A shortage of onions in India, a dearth of coconuts in Sri Lanka and the soaring price of cooking oil in Bangladesh are posing a serious challenge to the governments of all three countries.
The issue is more cultural than nutritional.
Nobody’s going to starve in India because of an onion shortage, but their food is either going to taste different or it’s going to cost them more to keep it tasting the same — and that makes a lot of people unhappy.
Onions are considered an indispensable ingredient of most Indian cooking, providing — together with garlic and ginger — the pungent foundation for a thousand different curries and other dishes.
Similarly, the coconut — both its flesh and milk — is what gives Sri Lankan cuisine its unique flavor, tempering spices and enriching sauces.
The current “onion crisis” in India has seen prices triple to nearly 80 rupees (US$1.78) per kilogram, triggering allegations of hoarding, official incompetence and price-ramping by traders.
The humble onion has a surprisingly weighty track record of political influence.
In January 1980, Indira Gandhi exploited rising onion prices to storm back to power, appearing at campaign rallies waving huge strings of them with the message that a government that can’t control onion costs has no right to govern.
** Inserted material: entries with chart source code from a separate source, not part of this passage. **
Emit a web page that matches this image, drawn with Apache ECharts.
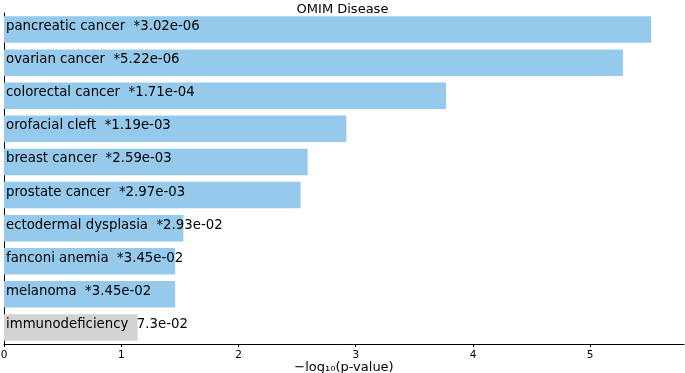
<!DOCTYPE html>
<html>
<head>
<meta charset="utf-8">
<script src="https://cdn.jsdelivr.net/npm/echarts@6/dist/echarts.min.js"></script>
<style>
  html, body { margin: 0; padding: 0; background: #fff; }
  #chart { width: 685px; height: 373px; }
</style>
</head>
<body>
<div id="chart"></div>
<script>
const terms = ['pancreatic cancer', 'ovarian cancer', 'colorectal cancer', 'orofacial cleft',
  'breast cancer', 'prostate cancer', 'ectodermal dysplasia', 'fanconi anemia', 'melanoma', 'immunodeficiency'];
const pvalText = ['*3.02e-06', '*5.22e-06', '*1.71e-04', '*1.19e-03', '*2.59e-03',
  '*2.97e-03', '*2.93e-02', '*3.45e-02', '*3.45e-02', '7.3e-02'];
const scores = [5.52, 5.28, 3.77, 2.92, 2.59, 2.53, 1.53, 1.46, 1.46, 1.14];
const significant = [true, true, true, true, true, true, true, true, true, false];
const xTicks = [0, 1, 2, 3, 4, 5];

const chart = echarts.init(document.getElementById('chart'));
const font = 'DejaVu Sans';

const option = {
  animation: false,
  textStyle: { fontFamily: font },
  title: {
    text: 'OMIM Disease',
    left: 'center',
    top: -2,
    textStyle: { fontFamily: font, fontSize: 13, fontWeight: 'normal', color: '#000' }
  },
  grid: { left: 4, right: 1, top: 13, bottom: 29, outerBoundsMode: 'none' },
  xAxis: {
    type: 'value',
    min: 0,
    max: 5.8,
    interval: 1,
    name: '\u2212log\u2081\u2080(p-value)',
    nameLocation: 'middle',
    nameGap: 17,
    nameMoveOverlap: false,
    nameTextStyle: { fontFamily: font, fontSize: 13, color: '#000' },
    axisLine: { show: true, lineStyle: { color: '#000', width: 1 } },
    axisTick: { show: true, length: 3, customValues: xTicks, lineStyle: { color: '#000' } },
    axisLabel: {
      fontFamily: font, fontSize: 10.5, color: '#000', margin: 6,
      customValues: xTicks
    },
    splitLine: { show: false }
  },
  yAxis: {
    type: 'category',
    data: terms,
    inverse: true,
    axisLine: { show: true, lineStyle: { color: '#000', width: 1 } },
    axisTick: { show: false },
    axisLabel: { show: false },
    splitLine: { show: false }
  },
  series: [{
    type: 'bar',
    barCategoryGap: '20%',
    data: scores.map((v, i) => ({
      value: v,
      itemStyle: { color: significant[i] ? '#95caec' : '#d3d3d3' },
      label: {
        show: true,
        position: 'insideLeft',
        distance: 2,
        offset: [0, -3],
        fontFamily: font,
        fontSize: 13.3,
        color: '#000',
        formatter: terms[i] + '  ' + pvalText[i]
      }
    }))
  }]
};
chart.setOption(option);
</script>
</body>
</html>
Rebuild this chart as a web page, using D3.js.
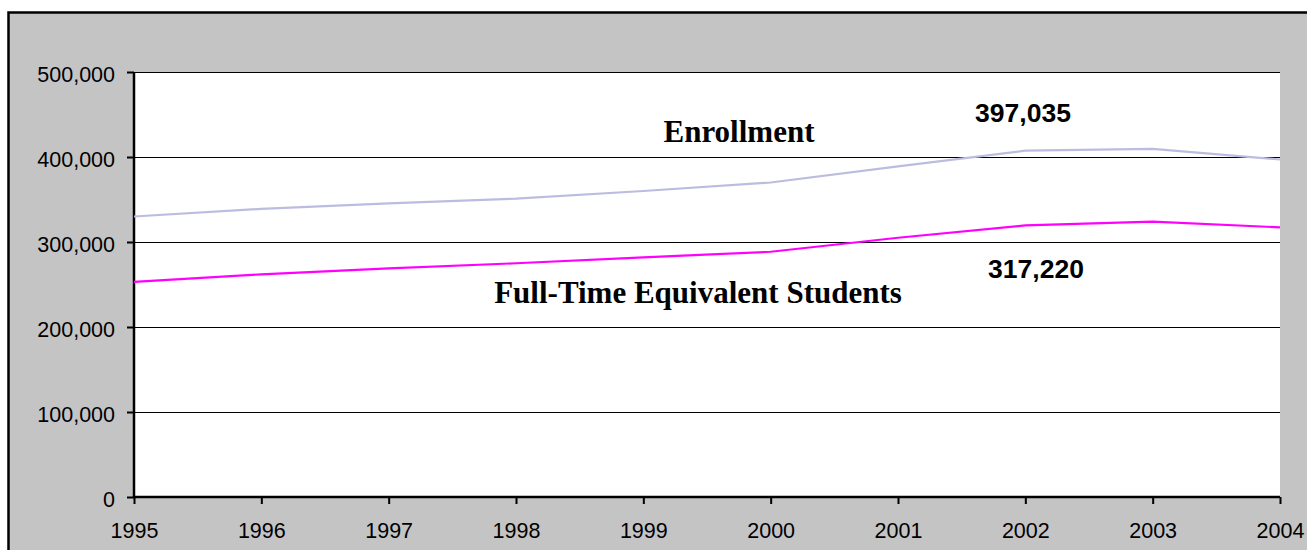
<!DOCTYPE html>
<html><head><meta charset="utf-8">
<script src="https://cdn.jsdelivr.net/npm/d3@7"></script>
<style>html,body{margin:0;padding:0;background:#fff;overflow:hidden}</style>
</head><body>
<svg id="chart" width="1307" height="550"></svg>
<script>
const years = [1995,1996,1997,1998,1999,2000,2001,2002,2003,2004];
const enrollment = [330000,339000,345500,351000,360000,370000,389000,407500,409500,397035];
const fte = [253000,262000,269000,275000,282000,288500,305000,319500,324000,317220];
const yTicks = [0,100000,200000,300000,400000,500000];
const seriesLabels = ["Enrollment","Full-Time Equivalent Students"];
const valueLabels = ["397,035","317,220"];

const svg = d3.select("#chart");
const W = 1307, H = 550;
// outer frame
svg.append("rect").attr("x",8.5).attr("y",12.5).attr("width",W).attr("height",H)
  .attr("fill","#c4c4c4").attr("stroke","#000").attr("stroke-width",2.5);

const m = {left:134, top:72, right:1280, bottom:497};
const x = d3.scaleLinear().domain([1995,2004]).range([m.left,m.right]);
const y = d3.scaleLinear().domain([0,500000]).range([m.bottom,m.top]);

svg.append("rect").attr("x",m.left).attr("y",m.top).attr("width",m.right-m.left).attr("height",m.bottom-m.top).attr("fill","#fff");

// gridlines
svg.append("g").selectAll("line").data(yTicks.filter(d=>d>0)).join("line")
  .attr("x1",m.left).attr("x2",m.right).attr("y1",d=>Math.round(y(d))+0.5).attr("y2",d=>Math.round(y(d))+0.5)
  .attr("stroke","#000").attr("stroke-width",1);

const fmt = d3.format(",");
const yAxis = svg.append("g").attr("transform",`translate(${m.left},0)`)
  .call(d3.axisLeft(y).tickValues(yTicks).tickFormat(fmt).tickSize(7).tickPadding(12));
yAxis.select(".domain").remove();
yAxis.selectAll(".tick line").attr("stroke","#000").attr("stroke-width",2);
yAxis.selectAll("text").attr("font-family","Arial, 'Liberation Sans', sans-serif").attr("font-size",21.5).attr("fill","#000").attr("dy","0.42em");

const xAxis = svg.append("g").attr("transform",`translate(0,${m.bottom})`)
  .call(d3.axisBottom(x).tickValues(years).tickFormat(d3.format("d")).tickSize(7).tickPadding(19));
xAxis.select(".domain").remove();
xAxis.selectAll(".tick line").attr("stroke","#000").attr("stroke-width",2);
xAxis.selectAll("text").attr("font-family","Arial, 'Liberation Sans', sans-serif").attr("font-size",21.5).attr("fill","#000");

// axis lines
svg.append("line").attr("x1",m.left).attr("x2",m.left).attr("y1",m.top).attr("y2",m.bottom+1).attr("stroke","#000").attr("stroke-width",2.5);
svg.append("line").attr("x1",m.left).attr("x2",m.right).attr("y1",m.bottom).attr("y2",m.bottom).attr("stroke","#000").attr("stroke-width",2.5);

const line = d3.line().x((d,i)=>x(years[i])).y(d=>y(d));
svg.append("path").datum(enrollment).attr("d",line).attr("fill","none").attr("stroke","#bcbce0").attr("stroke-width",2.2);
svg.append("path").datum(fte).attr("d",line).attr("fill","none").attr("stroke","#ff00ff").attr("stroke-width",2.2);

const serif = "'Times New Roman','Liberation Serif',serif";
svg.append("text").attr("x",739).attr("y",142).attr("text-anchor","middle").attr("font-family",serif).attr("font-weight","bold").attr("font-size",31).text(seriesLabels[0]);
svg.append("text").attr("x",698).attr("y",303).attr("text-anchor","middle").attr("font-family",serif).attr("font-weight","bold").attr("font-size",31).text(seriesLabels[1]);

const sans = "Arial,'Liberation Sans',sans-serif";
svg.append("text").attr("x",1023).attr("y",122).attr("text-anchor","middle").attr("font-family",sans).attr("font-weight","bold").attr("font-size",26.5).text(valueLabels[0]);
svg.append("text").attr("x",1036).attr("y",278).attr("text-anchor","middle").attr("font-family",sans).attr("font-weight","bold").attr("font-size",26.5).text(valueLabels[1]);
</script>
</body></html>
And in 1998, a six-fold surge in the cost of onions was held partly responsible for the electoral defeat of the ruling Delhi state government.
Already under pressure over food inflation and wary of historical precedent, Indian Prime Minister Manmohan Singh’s government has stepped in forcefully, banning onion exports, scrapping import taxes and even trucking in onions from arch-rival Pakistan.
However, shoppers at a vegetable market in south Delhi, like Avinash Sangar who has been forced to halve his weekly onion purchase, were still furious.
“Of course it makes me angry, but what can I do about it? What can anyone do about it,” Sangar said.
Suman Gupta, a housewife living in an up-market Delhi neighborhood, was also cutting back.
“But you have to have some onions and tomatoes, otherwise the food becomes tasteless,” Gupta said.
“If we are feeling the pinch, imagine the lower classes. They will have to eat their chapatis with salt and green chilies, that’s all. It’s very difficult,” she added.
In the meantime, the Times of India is running tips from five-star hotel chefs on cooking onionless curries, and an enterprising tire trader in Jharkand state is offering free onions with every purchase (5kg for a truck tire, 1kg for a car tire).
In Sri Lanka, the government has also been forced to step in to alleviate a severe coconut shortage, banning the felling of coconut palms and, for the first time, arranging nut imports from India and Malaysia.
Coconuts are as indispensable to Sri Lanka’s national cuisine as onions are to India’s and shortages can have a similarly dramatic political impact.
In 1977, a leftist coalition government was voted out amid public anger at soaring food prices. The cost of coconuts had become so high that traders would often crack a nut and sell the two halves separately.
Last week, the government set a ceiling retail price of 30 rupees (US$0.27) per coconut in a network of state-owned stores, but stocks quickly sold out and then reappeared at more than double the price on the black market.